I live in the Canadian Prairies. That means snow and cold. And lots of it.
As a Canadian photographer who shoots mainly landscapes, that means that about half of my year is cold and snowy, so it really leaves me no choice. Either I shoot or I don’t.
Shooting in the cold and snow is a challenge. My biggest challenge is trying to find a way to keep my hands warm and still operate my camera at the same time. My glasses fog up, and half the time I have to scrape frost off of them so that I can look through my view finder. If I’m lucky, I manage not to fall over in my snow shoes and get snow in my camera. But there is a thing that happens to you when you are out there in the cold snow and ice, with the fierce winter winds whipping at your face …

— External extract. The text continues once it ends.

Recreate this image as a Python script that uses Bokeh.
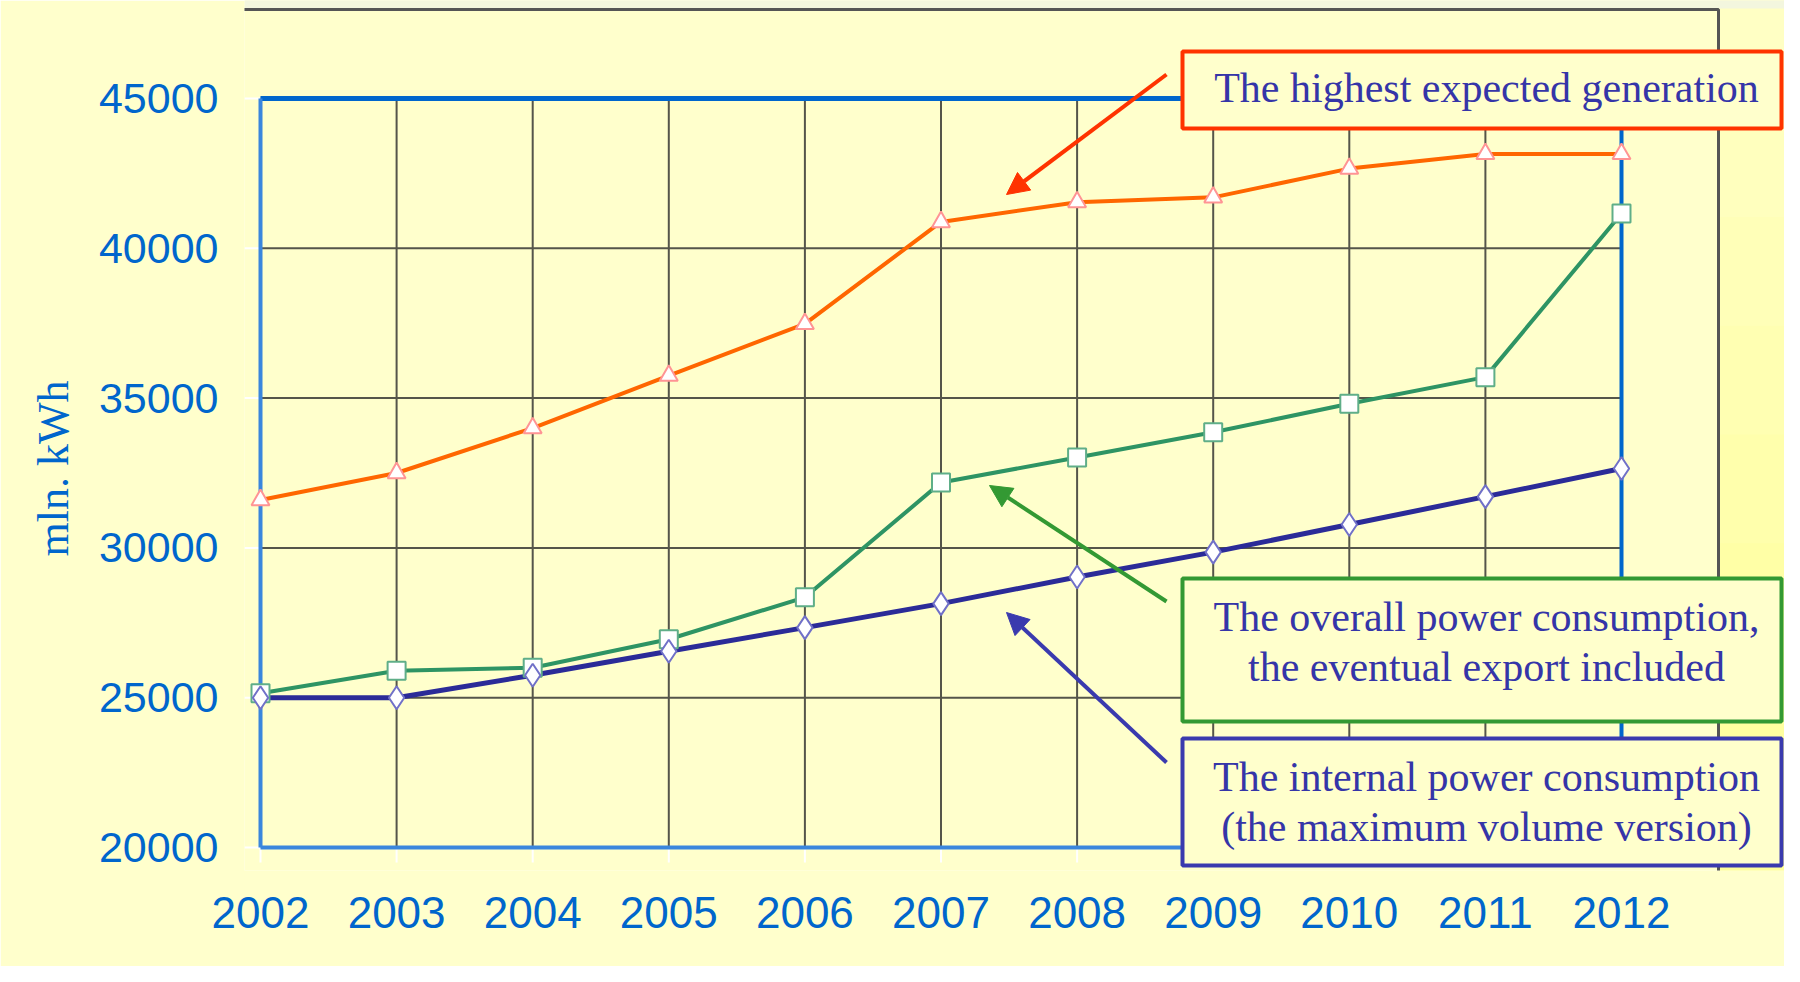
from bokeh.plotting import figure
from bokeh.models import Range1d, FixedTicker, BoxAnnotation, Label, Arrow, NormalHead, Title
from bokeh.embed import file_html
from bokeh.resources import INLINE

# ---------------- data ----------------
years = [2002, 2003, 2004, 2005, 2006, 2007, 2008, 2009, 2010, 2011, 2012]
generation = [31600, 32500, 34000, 35750, 37480, 40880, 41540, 41700, 42660, 43150, 43150]
overall = [25150, 25900, 26000, 26950, 28350, 32180, 33020, 33860, 34810, 35700, 41160]
internal = [25000, 25000, 25750, 26550, 27340, 28140, 29030, 29860, 30780, 31710, 32650]
y_ticks = [20000, 25000, 30000, 35000, 40000, 45000]
y_label = "mln. kWh"
note_generation = ["The highest expected generation"]
note_overall = ["The overall power consumption,", "the eventual export included"]
note_internal = ["The internal power consumption", "(the maximum volume version)"]

# ---------------- layout (pixel geometry of the canvas) ----------------
W, H = 1784, 966
X_FIRST, PX_PER_YEAR = 260.0, 136.1      # pixel x of first year, px per year
Y_TOP, PX_PER_STEP = 98.0, 149.8          # pixel y of top tick, px per tick step
STEP = y_ticks[1] - y_ticks[0]
ML, MR, MT = 244, 0, 0
FB = 870                                   # frame bottom (px)
MB = H - FB


def px_to_x(px):
    return years[0] + (px - X_FIRST) / PX_PER_YEAR


def py_to_y(py):
    return y_ticks[-1] - (py - Y_TOP) / PX_PER_STEP * STEP


x0, x1 = px_to_x(ML), px_to_x(W - MR)
y1, y0 = py_to_y(MT), py_to_y(FB)

BG = "#FFFFCC"
AXIS_BLUE = "#0066CC"
TEXT_BLUE = "#3535A8"

p = figure(width=W, height=H, output_backend="svg", toolbar_location=None,
           x_range=Range1d(x0, x1), y_range=Range1d(y0, y1),
           min_border_left=ML, min_border_right=MR, min_border_top=MT, min_border_bottom=MB)
p.background_fill_color = BG
p.border_fill_color = BG
p.outline_line_color = None
p.xgrid.visible = False
p.ygrid.visible = False

for ax in (p.xaxis[0], p.yaxis[0]):
    ax.axis_line_color = None
    ax.major_tick_line_color = None
    ax.minor_tick_line_color = None
    ax.major_label_text_color = AXIS_BLUE
    ax.major_label_text_font = "Liberation Sans"

p.xaxis.major_label_text_font_size = "44px"
p.yaxis.major_label_text_font_size = "43px"
p.xaxis.ticker = FixedTicker(ticks=years)
p.yaxis.ticker = FixedTicker(ticks=y_ticks)
p.xaxis.major_label_standoff = 20
p.yaxis.major_label_standoff = 20

# y-axis title (placed as a side title so it can be centred on the tick span)
p.add_layout(Title(text=y_label, align="left", offset=314, standoff=36,
                   text_font="Liberation Serif", text_font_style="normal",
                   text_font_size="44px", text_color=AXIS_BLUE), "left")

# ---------------- outer frame & right strip ----------------
strip_cols = ["#FFFFC4", "#FFFFBE", "#FFFFB8", "#FFFFB2", "#FFFFAC", "#FFFFA6", "#FFFFA0", "#FFFF9A"]
nb = len(strip_cols)
for i, c in enumerate(strip_cols):
    p.add_layout(BoxAnnotation(left=px_to_x(1719), right=px_to_x(W + 5),
                               top=py_to_y(i * FB / nb - 1), bottom=py_to_y((i + 1) * FB / nb + 1),
                               fill_color=c, fill_alpha=1, line_color=None, level="underlay"))
p.add_layout(BoxAnnotation(left=px_to_x(ML), right=px_to_x(1800), top=py_to_y(-5), bottom=py_to_y(8),
                           fill_color="#F3F6DE", fill_alpha=1, line_color=None, level="underlay"))
p.add_layout(BoxAnnotation(left=px_to_x(ML - 20), right=px_to_x(1718), top=py_to_y(9), bottom=py_to_y(H + 20),
                           fill_color=None, line_color="#555555", line_alpha=1, line_width=3,
                           level="underlay"))

# ---------------- grid ----------------
p.segment(x0=years, y0=[y_ticks[0]] * len(years), x1=years, y1=[y_ticks[-1]] * len(years),
          line_color="#55554A", line_width=2)
p.segment(x0=[years[0]] * len(y_ticks), y0=y_ticks, x1=[years[-1]] * len(y_ticks), y1=y_ticks,
          line_color="#55554A", line_width=2)

# short white tick marks outside the plot border
p.segment(x0=[px_to_x(ML)] * len(y_ticks), y0=y_ticks, x1=[years[0]] * len(y_ticks), y1=y_ticks,
          line_color="white", line_width=2)
p.segment(x0=years, y0=[y_ticks[0]] * len(years), x1=years, y1=[py_to_y(862)] * len(years),
          line_color="white", line_width=2)

# plot-area borders
p.segment(x0=[years[0]], y0=[y_ticks[-1]], x1=[years[-1]], y1=[y_ticks[-1]], line_color=AXIS_BLUE, line_width=5)
p.segment(x0=[years[-1]], y0=[y_ticks[0]], x1=[years[-1]], y1=[y_ticks[-1]], line_color=AXIS_BLUE, line_width=4)
p.segment(x0=[years[0]], y0=[y_ticks[0]], x1=[years[0]], y1=[y_ticks[-1]], line_color="#3A86DD", line_width=4)
p.segment(x0=[years[0]], y0=[y_ticks[0]], x1=[years[-1]], y1=[y_ticks[0]], line_color="#3A86DD", line_width=4)

# ---------------- series ----------------
p.line(years, generation, line_color="#FF6600", line_width=4)
p.line(years, overall, line_color="#2E9464", line_width=4)
p.line(years, internal, line_color="#2B2B98", line_width=5)
p.scatter(years, generation, marker="triangle", size=18, fill_color="white",
          line_color="#FF9494", line_width=2)
p.scatter(years, overall, marker="square", size=18, fill_color="white",
          line_color="#5FAE88", line_width=2)
p.scatter(years, internal, marker="diamond", size=23, fill_color="white",
          line_color="#7070C8", line_width=2)

# ---------------- callouts ----------------
BOX_L, BOX_R, TEXT_X = 1182, 1781, 1486
boxes = [
    (note_generation, "#FF3300", 51, 128, [87]),
    (note_overall, "#339933", 578, 721, [616, 666]),
    (note_internal, "#3A3AAE", 738, 865, [776, 826]),
]
for lines, col, top, bot, ys in boxes:
    p.add_layout(BoxAnnotation(left=px_to_x(BOX_L), right=px_to_x(BOX_R), top=py_to_y(top),
                               bottom=py_to_y(bot), fill_color=BG, fill_alpha=1,
                               line_color=col, line_alpha=1, line_width=4))
    for txt, yy in zip(lines, ys):
        p.add_layout(Label(x=px_to_x(TEXT_X), y=py_to_y(yy), text=txt, text_align="center",
                           text_baseline="middle", text_font="Liberation Serif",
                           text_font_size="42px", text_color=TEXT_BLUE))

arrows = [
    ("#FF3300", (1166, 74), (1006, 194)),
    ("#339933", (1166, 601), (989, 485)),
    ("#3A3AAE", (1166, 762), (1006, 612)),
]
for col, (sx, sy), (ex, ey) in arrows:
    p.add_layout(Arrow(x_start=px_to_x(sx), y_start=py_to_y(sy), x_end=px_to_x(ex), y_end=py_to_y(ey),
                       line_color=col, line_width=4,
                       end=NormalHead(size=22, fill_color=col, line_color=col)))

open("out.html", "w").write(file_html(p, INLINE))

… you find silence. And not the silence of your refrigerator humming or the birds chirping by the river. But real, HEAVY silence. The kind that you can feel in your bones. It is so heavy you can almost feel it pushing down into your ears. The kind of silence where all you can hear is your own breath and the crunching of the snow under your big orange snow shoes. When you stand still, you can hear your heart beating. The kind of silence where you sometimes make a noise just to make sure you can still hear it. The kind of silence that makes you feel small and insignificant and all alone in the world but is also comforting at the same time.
I see shooting in the winter as a whole other kind of animal than any other time of year. Usually you are looking for things to include in your photos. I find that winter shooting is often about minimalism. Of trying to portray that quiet peace in your photo by looking for what “isn’t” there. Our world turns very monochrome here in the Canadian winter. One winter, we had such a long stretch of grey skies and white ground that I actually began to wonder if there was something wrong with my camera– that maybe it wasn’t picking up colour any longer. It sounds silly– I know– but I didn’t understand how powerful and beautiful it could be then. Now I know better. Shooting in the cold winter white is a whole different process and it took time for me to figure out how to do it effectively. The white of the open prairies in winter is all encompassing and it allows you to see what’s underneath all of the colour and the distractions as it all just kind of blends away. It allows you to see the world in black and white.
There are times when I find it difficult to convince myself to get dressed and go out in the cold, but most of the times that I do I’m rewarded for my efforts, and I come home with such a feeling of peace and solitude even if I did not get the shot I hoped for. Winter, for us Canadians, can be brutal and cruel. It tests our patience, our resolve and our strength. But it also can be beautiful when the world goes to sleep and the trees bare their souls to us and allow us to see them as they really are. It can allow your mind to expand and your soul to breathe in the freshness of life.
It can give us truth. It can give us simplicity. It can give us quiet … and it can give us peace.